Aslında sudan dolayı sığmadı, su almasaydım sığabilirdi. Ama yani suyum da bitmişti, ne yapayım? Bu yağmurda çeşmeden mi doldurayım? -İçme suyu çeşmesi, hayrat diyorum, mutfak çeşmesinden saçma sapan bir su akıyor-
Ev kedilerine inanılmaz özeniyorum. Yediğin önünde yemediğin arkanda, hiçbir şey için çalışmana çabalamana gerek yok, istediğin zaman sevdir istemediğin zaman bas tırmığı. Biz de burada ders çalışma, okul, sınav, iş gibi çeşitli kategoriler halinde sürünelim. Hatta sürünelim yerine yine S ile başlayan başka bir şey yazmamak için de kendimi zor tuttum. Ondan sonra "Ortaçağ'da insanlar istediği bir şeyi bile yapamıyordu yea". Ulan şimdi yapabiliyor muyuz? Daha beter durumdayız, o zamanlar en azından sadece kendi karnını doyurmak için az bir üretim yapsan yetiyordu, şimdi birilerinin cebini doldurmak için çalışmaktan başka bir şey yaptığımız yok. En son ne zaman canınızın istediği bir yere plan yapmadan, ucuz bilet kovalamadan, istediğiniz anda gittiniz? Ama Ortaçağ'da yürüyerek de olsa atla da olsa plansız bir şekilde canının istediği yere canının istediği zaman gidebiliyordun.

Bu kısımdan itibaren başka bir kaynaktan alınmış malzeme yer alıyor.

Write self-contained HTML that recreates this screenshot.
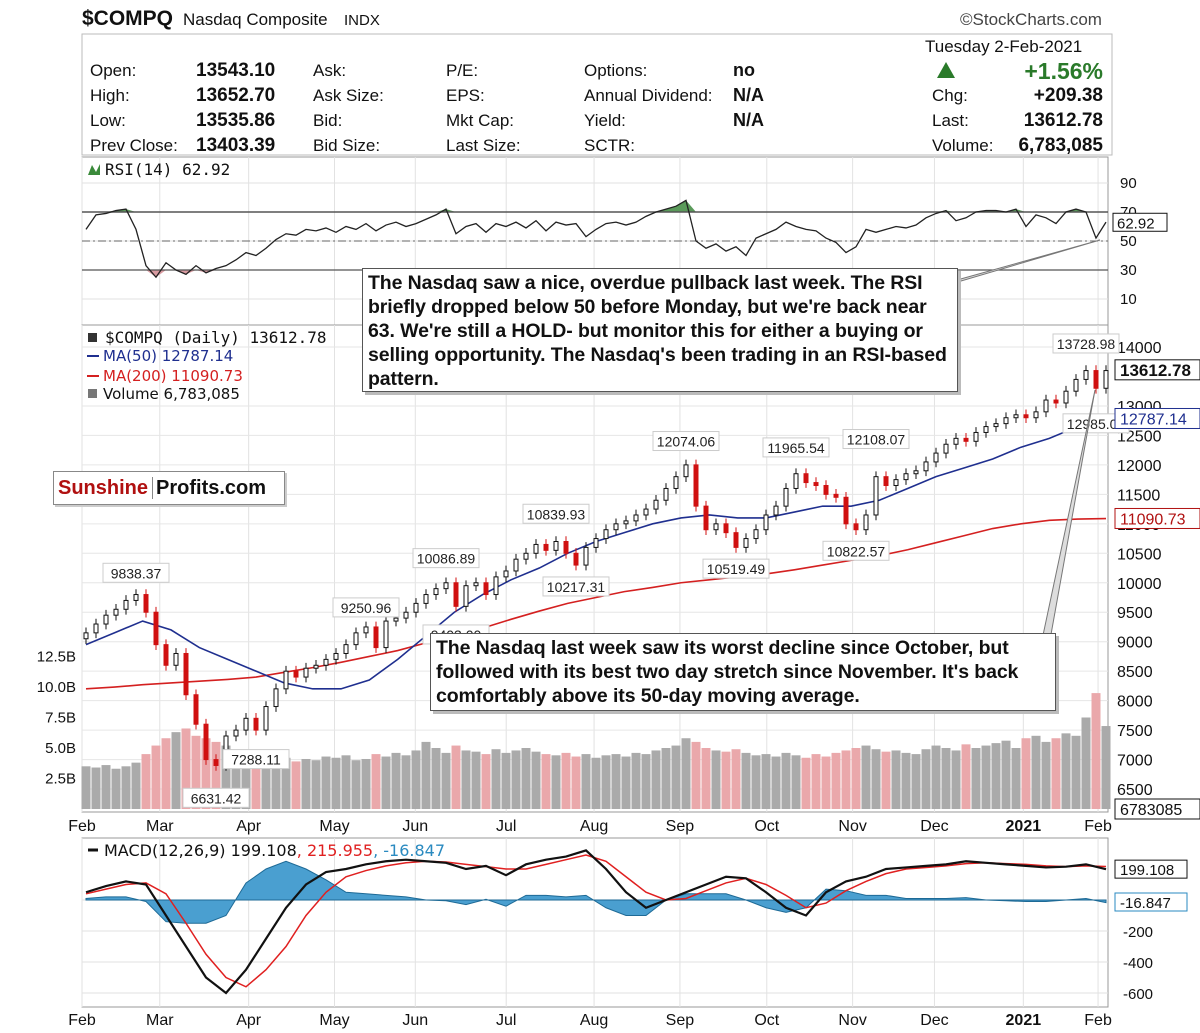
<!DOCTYPE html>
<html><head><meta charset="utf-8">
<style>
body{margin:0;background:#fff;width:1200px;height:1033px;overflow:hidden;font-family:"Liberation Sans",sans-serif}
svg{position:absolute;left:0;top:0}
.note{position:absolute;background:#fff;border:1px solid #555;box-shadow:3px 3px 0 #bbb;font:bold 19.5px "Liberation Sans",sans-serif;color:#111;line-height:24px;padding:2px 5px;letter-spacing:-0.1px}
</style></head><body>
<svg id="c" width="1200" height="1033" xmlns="http://www.w3.org/2000/svg"></svg>
<div class="note" style="left:362px;top:268px;width:584px;height:118px">The Nasdaq saw a nice, overdue pullback last week. The RSI briefly dropped below 50 before Monday, but we're back near 63. We're still a HOLD- but monitor this for either a buying or selling opportunity. The Nasdaq's been trading in an RSI-based pattern.</div>
<div class="note" style="left:430px;top:633px;width:614px;height:72px">The Nasdaq last week saw its worst decline since October, but followed with its best two day stretch since November. It's back comfortably above its 50-day moving average.</div>
<div style="position:absolute;left:53px;top:471px;width:230px;height:32px;border:1px solid #888;background:#fff;box-shadow:2px 2px 0 #ccc;font:bold 20px 'Liberation Sans',sans-serif;line-height:32px"><span style="color:#b01010;padding:0 4px;border-right:1px solid #888">Sunshine</span><span style="color:#111;padding-left:3px">Profits.com</span></div>
<script>
// ---- data ----
const months = ["Feb","Mar","Apr","May","Jun","Jul","Aug","Sep","Oct","Nov","Dec","2021","Feb"];
const monthIdx = [0,7.7,16.5,25,33,42,50.7,59.2,67.8,76.3,84.4,93.2,100.6];
const closes = [9150,9300,9450,9550,9700,9800,9500,8950,8600,8800,8100,7600,7000,6900,7400,7500,7700,7500,7900,8200,8500,8400,8550,8600,8700,8800,8950,9150,9250,8900,9350,9400,9500,9650,9800,9900,10000,9600,9950,10000,9800,10100,10200,10400,10500,10650,10550,10700,10500,10300,10600,10750,10900,11000,11050,11150,11250,11400,11600,11800,12000,11300,10900,11000,10850,10600,10750,10900,11150,11300,11600,11850,11700,11650,11500,11450,11000,10900,11150,11800,11650,11750,11850,11900,12050,12200,12350,12450,12400,12550,12650,12700,12800,12850,12800,12900,13100,13050,13250,13450,13600,13300,13600];
const volumes = [3.5,3.4,3.6,3.3,3.5,3.8,4.5,5.2,5.8,6.3,6.6,6.0,5.8,5.5,5.2,4.8,4.5,4.2,4.4,4.0,4.2,3.9,4.1,4.0,4.3,4.2,4.4,4.0,4.1,4.5,4.3,4.6,4.4,4.8,5.5,5.0,4.6,5.2,4.8,4.7,4.5,4.9,4.6,4.8,5.0,4.7,4.5,4.4,4.6,4.3,4.5,4.2,4.4,4.5,4.3,4.6,4.5,4.8,5.0,5.2,5.8,5.5,5.0,4.8,4.7,4.9,4.6,4.4,4.5,4.3,4.6,4.4,4.2,4.5,4.3,4.6,4.8,5.0,5.2,4.9,4.7,4.8,4.6,4.5,4.9,5.2,5.0,4.8,5.3,5.0,5.2,5.4,5.6,5.0,5.8,6.0,5.5,5.8,6.2,6.0,7.5,9.5,6.8];
const ma50 = [8950,9150,9350,9200,8900,8700,8500,8300,8200,8200,8350,8700,9100,9500,9800,10050,10250,10500,10700,10850,11000,11100,11150,11100,11100,11200,11300,11300,11400,11600,11800,11950,12100,12300,12450,12650,12790];
const ma200 = [8200,8230,8270,8300,8330,8360,8400,8480,8560,8650,8750,8850,8980,9100,9230,9380,9520,9650,9750,9850,9920,10000,10050,10100,10150,10220,10300,10380,10460,10560,10680,10800,10920,11000,11060,11080,11090];
const rsi = [58,68,69,71,72,58,33,25,35,30,27,33,28,31,33,37,42,40,45,51,55,54,58,57,59,56,60,58,62,57,61,63,60,62,65,68,72,55,60,62,56,62,60,63,59,64,57,63,61,62,53,58,62,63,61,63,67,70,72,74,78,50,45,48,43,46,40,52,55,58,63,60,58,57,52,49,42,46,58,56,58,60,59,61,66,69,71,64,66,70,71,71,70,72,60,68,66,62,70,72,70,52,63];
const macd = [50,90,120,100,-100,-300,-500,-600,-450,-250,-50,100,180,200,230,250,260,250,240,200,220,160,230,260,280,320,200,50,-50,0,50,100,150,140,50,-50,-100,50,120,150,200,210,220,230,250,240,230,220,210,215,230,199];
const signal = [40,70,100,110,40,-150,-350,-500,-560,-450,-300,-100,50,150,190,220,240,250,245,230,215,200,200,230,260,290,250,150,50,0,10,60,110,140,100,30,-50,-20,60,120,170,200,210,220,235,240,235,230,220,215,220,216];
const peakVals = [9838.37,6631.42,7288.11,9250.96,10086.89,9403.00,10839.93,10217.31,12074.06,10519.49,11965.54,10822.57,12108.07,13728.98,12985.05];
const peakIdx = [5,13,17,28,36,37,47,49,60,65,71,77,79,100,101];
const peakUp = [1,0,0,1,1,0,1,0,1,0,1,0,1,1,0];
const priceTicks = [14000,13000,12500,12000,11500,11000,10500,10000,9500,9000,8500,8000,7500,7000,6500];
const volTicks = [2.5,5,7.5,10,12.5];
const rsiTicks = [90,70,50,30,10];
const macdTicks = [-200,-400,-600];

// ---- scales ----
const L=82,R=1108;
const xI=i=>L+4+i*10;
const xS=(i,n)=>L+4+i*(1020/(n-1));
const yP=p=>347+(14000-p)/500*29.47;
const yV=v=>809-v*12.2;
const yR=v=>183+(90-v)*1.45;
const yM=v=>900-v*0.155;
const xM=m=>L+m*10.1;

const svg=document.getElementById('c');
const NS='http://www.w3.org/2000/svg';
function mk(tag,at,parent){const e=document.createElementNS(NS,tag);for(const k in at)e.setAttribute(k,at[k]);(parent||svg).appendChild(e);return e;}
function txt(s,x,y,at){const e=mk('text',Object.assign({x:x,y:y,'font-family':'Liberation Sans, sans-serif','font-size':15,fill:'#111'},at||{}));e.textContent=s;return e;}

// header
let t=txt('$COMPQ',82,25,{'font-size':21,'font-weight':'bold'});


txt('Nasdaq Composite',183,25,{'font-size':17});
txt('INDX',344,25,{'font-size':15});
t=txt('©StockCharts.com',960,25,{'font-size':17,fill:'#444'});


let box=mk('rect',{x:82,y:34,width:1030,height:121,fill:'#fff',stroke:'#bbb'});


const rows=[["Open:","13543.10","Ask:","P/E:","Options:","no"],["High:","13652.70","Ask Size:","EPS:","Annual Dividend:","N/A"],["Low:","13535.86","Bid:","Mkt Cap:","Yield:","N/A"],["Prev Close:","13403.39","Bid Size:","Last Size:","SCTR:",""]];
rows.forEach((r,k)=>{const y=76+k*25;
 txt(r[0],90,y,{'font-size':17});txt(r[1],196,y,{'font-size':19,'font-weight':'bold'});
 txt(r[2],313,y,{'font-size':17});txt(r[3],446,y,{'font-size':17});txt(r[4],584,y,{'font-size':17});
 txt(r[5],733,y,{'font-size':18,'font-weight':'bold'});
});
txt('Tuesday  2-Feb-2021',925,52,{'font-size':17});
mk('polygon',{points:'937,78 946,62 955,78',fill:'#2a7a2a'});
txt('+1.56%',1103,79,{'font-size':23,'font-weight':'bold',fill:'#2a7a2a','text-anchor':'end'});
txt('Chg:',932,101,{'font-size':17});txt('+209.38',1103,101,{'font-size':19,'font-weight':'bold','text-anchor':'end'});
txt('Last:',932,126,{'font-size':17});txt('13612.78',1103,126,{'font-size':19,'font-weight':'bold','text-anchor':'end'});
txt('Volume:',932,151,{'font-size':17});txt('6,783,085',1103,151,{'font-size':19,'font-weight':'bold','text-anchor':'end'});

// panels
function panel(y0,y1,name){const r=mk('rect',{x:L,y:y0,width:R-L,height:y1-y0,fill:'none',stroke:'#999'});
 monthIdx.forEach(m=>mk('line',{x1:xM(m),x2:xM(m),y1:y0,y2:y1,stroke:'#e2e2e2'}));}
panel(157,325,'rsi-panel');panel(325,812,'price-panel');panel(838,1007,'macd-panel');

// RSI
rsiTicks.forEach(v=>{mk('line',{x1:L,x2:R,y1:yR(v),y2:yR(v),stroke:'#e2e2e2'});txt(String(v),1120,yR(v)+5,{'font-size':15});});
rsi.forEach((v,i)=>{if(i===0)return;const a=rsi[i-1];
 if(v>70||a>70){const p=Math.max(a,70),q=Math.max(v,70);mk('polygon',{points:`${xI(i-1)},${yR(70)} ${xI(i-1)},${yR(p)} ${xI(i)},${yR(q)} ${xI(i)},${yR(70)}`,fill:'#5a9a5a'});}
 if(v<30||a<30){const p=Math.min(a,30),q=Math.min(v,30);mk('polygon',{points:`${xI(i-1)},${yR(30)} ${xI(i-1)},${yR(p)} ${xI(i)},${yR(q)} ${xI(i)},${yR(30)}`,fill:'#d89aa0'});}
});
mk('line',{x1:L,x2:R,y1:yR(70),y2:yR(70),stroke:'#555','stroke-width':1.5});
mk('line',{x1:L,x2:R,y1:yR(30),y2:yR(30),stroke:'#555','stroke-width':1.2});
mk('line',{x1:L,x2:R,y1:yR(50),y2:yR(50),stroke:'#666','stroke-dasharray':'8,3,2,3'});
let rp=mk('polyline',{points:rsi.map((v,i)=>xI(i)+','+yR(v)).join(' '),fill:'none',stroke:'#222','stroke-width':1.3});


txt('RSI(14) 62.92',105,175,{'font-size':16,'font-family':'DejaVu Sans Mono, monospace'});
mk('polygon',{points:'88,175 92,165 96,172 100,164 100,175',fill:'#3a8a3a'});
mk('rect',{x:1113,y:yR(62.92)-9,width:54,height:18,fill:'#fff',stroke:'#111'});
txt('62.92',1117,yR(62.92)+6,{'font-size':15});

// price grid & ticks
priceTicks.forEach(p=>{mk('line',{x1:L,x2:R,y1:yP(p),y2:yP(p),stroke:'#e6e6e6'});txt(String(p),1117,yP(p)+6,{'font-size':16});});
volTicks.forEach(v=>{txt(v.toFixed(1)+'B',76,yV(v)+5,{'font-size':15,'text-anchor':'end'});});

// volume bars
volumes.forEach((v,i)=>{const up=i===0||closes[i]>=closes[i-1];
 const b=mk('rect',{x:xI(i)-4.5,y:yV(v),width:9,height:809-yV(v),fill:up?'#aaaaaa':'#eaa8ab'});
 
 
});
// MAs
let m2=mk('polyline',{points:ma200.map((v,i)=>xS(i,ma200.length)+','+yP(v)).join(' '),fill:'none',stroke:'#d42020','stroke-width':1.6});


let m1=mk('polyline',{points:ma50.map((v,i)=>xS(i,ma50.length)+','+yP(v)).join(' '),fill:'none',stroke:'#1f2f8f','stroke-width':1.6});


// candles
closes.forEach((c,i)=>{const o=i?closes[i-1]:c-100;const up=c>=o;
 const hi=Math.max(o,c)+90,lo=Math.min(o,c)-90;
 mk('line',{x1:xI(i),x2:xI(i),y1:yP(hi),y2:yP(lo),stroke:up?'#111':'#d01010'});
 const cd=mk('rect',{x:xI(i)-2,y:yP(Math.max(o,c)),width:4,height:Math.max(1,Math.abs(yP(o)-yP(c))),fill:up?'#fff':'#d01010',stroke:up?'#111':'#d01010'});
 
 
});
// peak labels
peakVals.forEach((v,k)=>{const x=xI(peakIdx[k]);const y=peakUp[k]?yP(v)-14:yP(v)+22;
 const s=v.toFixed(2);
 mk('rect',{x:x-33,y:y-15,width:66,height:19,fill:'#fff',stroke:'#ccc'});
 const lb=txt(s,x,y,{'font-size':14,'text-anchor':'middle',fill:'#222'});
 
 
});
// price legend
txt('$COMPQ (Daily) 13612.78',105,343,{'font-size':16,'font-family':'DejaVu Sans Mono, monospace'});
mk('rect',{x:88,y:333,width:9,height:9,fill:'#333'});
mk('line',{x1:87,x2:99,y1:356,y2:356,stroke:'#1f2f8f','stroke-width':2});txt('MA(50) 12787.14',103,361,{'font-size':15,fill:'#1f2f8f','font-family':'DejaVu Sans, sans-serif'});
mk('line',{x1:87,x2:99,y1:376,y2:376,stroke:'#d42020','stroke-width':2});txt('MA(200) 11090.73',103,381,{'font-size':15,fill:'#d42020','font-family':'DejaVu Sans, sans-serif'});
mk('rect',{x:88,y:389,width:9,height:9,fill:'#777'});txt('Volume 6,783,085',103,399,{'font-size':15,'font-family':'DejaVu Sans, sans-serif'});
function rlab(s,y,col,bold){mk('rect',{x:1115,y:y-10,width:85,height:20,fill:'#fff',stroke:col});txt(s,1120,y+6,{'font-size':bold?17:16,'font-weight':bold?'bold':'normal',fill:col});}
rlab('13612.78',yP(13612.78),'#111',true);rlab('12787.14',yP(12787.14),'#1f2f8f');rlab('11090.73',yP(11090.73),'#b01010');rlab('6783085',yV(0),'#111');

months.forEach((m,k)=>{txt(m,xM(monthIdx[k]),831,{'font-size':16,'text-anchor':'middle','font-weight':m==='2021'?'bold':'normal'});
 txt(m,xM(monthIdx[k]),1025,{'font-size':16,'text-anchor':'middle','font-weight':m==='2021'?'bold':'normal'});});

// MACD
[0].concat(macdTicks).forEach(v=>{mk('line',{x1:L,x2:R,y1:yM(v),y2:yM(v),stroke:'#e2e2e2'});});
macdTicks.forEach(v=>txt(String(v),1123,yM(v)+6,{'font-size':15}));
const histPts=macd.map((v,i)=>xS(i,macd.length)+','+yM(v-signal[i]));
let hg=mk('polygon',{points:`${xS(0,macd.length)},${yM(0)} `+histPts.join(' ')+` ${xS(macd.length-1,macd.length)},${yM(0)}`,fill:'#4a9fd0',stroke:'#1e6a96','stroke-width':1});


let sg=mk('polyline',{points:signal.map((v,i)=>xS(i,signal.length)+','+yM(v)).join(' '),fill:'none',stroke:'#e02020','stroke-width':1.5});


let ml=mk('polyline',{points:macd.map((v,i)=>xS(i,macd.length)+','+yM(v)).join(' '),fill:'none',stroke:'#111','stroke-width':2.2});


mk('line',{x1:88,x2:98,y1:850,y2:850,stroke:'#111','stroke-width':3});
const mt=mk('text',{x:104,y:856,'font-size':16,'font-family':'DejaVu Sans, sans-serif'});
mt.innerHTML='<tspan fill="#111">MACD(12,26,9) 199.108</tspan><tspan fill="#e02020">, 215.955</tspan><tspan fill="#2a8ac0">, -16.847</tspan>';
mk('rect',{x:1115,y:yM(199.1)-9,width:72,height:18,fill:'#fff',stroke:'#111'});txt('199.108',1120,yM(199.1)+6,{'font-size':15});
mk('rect',{x:1115,y:yM(0)-7,width:72,height:18,fill:'#fff',stroke:'#2a8ac0'});txt('-16.847',1120,yM(0)+8,{'font-size':15});

mk('polygon',{points:'944,286 1100,240 950,282',fill:'#ddd',stroke:'#777'});
mk('polygon',{points:'1042,640 1095,390 1050,640',fill:'#ddd',stroke:'#777'});
</script>
</body></html>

Ben bu modern hayat denen şeyle kavgalıyım arkadaşım! Sevmiyorum onu. Onun getirisi olan sınırsız düzenliliği ve temel amacı canımızı çıkartmak olan okul, iş sistemlerini de sevmiyorum.
Bu arada "Ulan o kadar şikayetçiysen git ormanda yaşa?" da diyemezsiniz, çünkü yasak. Kendi arazin olmayan ya da para ödemediğin hiçbir yerde bir gece kalamazsın. Kaldı ki benim derdim teknolojiyle değil, toplumla da değil. Derdim yönetimle değil, derdim nefret ettiğim bir kavram olan parayı merkeze oturtan kapitalizmle bile değil. Benim derdim sadece modern hayat denen gereksiz şey ve onun getirdiği saçmalıklar silsilesiyle, sabahın köründe hiçbir şey yapmadığımız yerlere gidip bütün ömrümüzü elimizin ayağımızın tutmayacağı zamanlara vakit kazanmak için heba etme zorunluluğuyla. Teknolojiyle ya da toplumla bir derdim yok dediğim gibi, geleneklerle de bir derdim yok, hatta temel olarak gelenekleri severim. Bir toplumun geçmişine ayna tutarlar çünkü. Ama bu tepeden inme modern hayat şeysi, apartmanlardan ibaret şehir düzeni... Bu aşamada teknoloji ya da toplumla derdi olmayan birinin ormanda yaşaması için bir sebep yok.
Modern hayat dediğimiz şey, kölelik düzeninin yenilenerek yeniden ortaya çıkarılmasından başka bir şey değil.
Oh be, ne zamandır modern hayata karşı olan nefretimi kusmuyordum, iyi geldi. O zaman hadi ben gidiyorum, siz de çok takmayın beni, kendi kendine söylenen ama herhangi bir şeyi değiştirmek için çabalayacak cesareti olmayan milyarlarca kişiden biriyim sadece.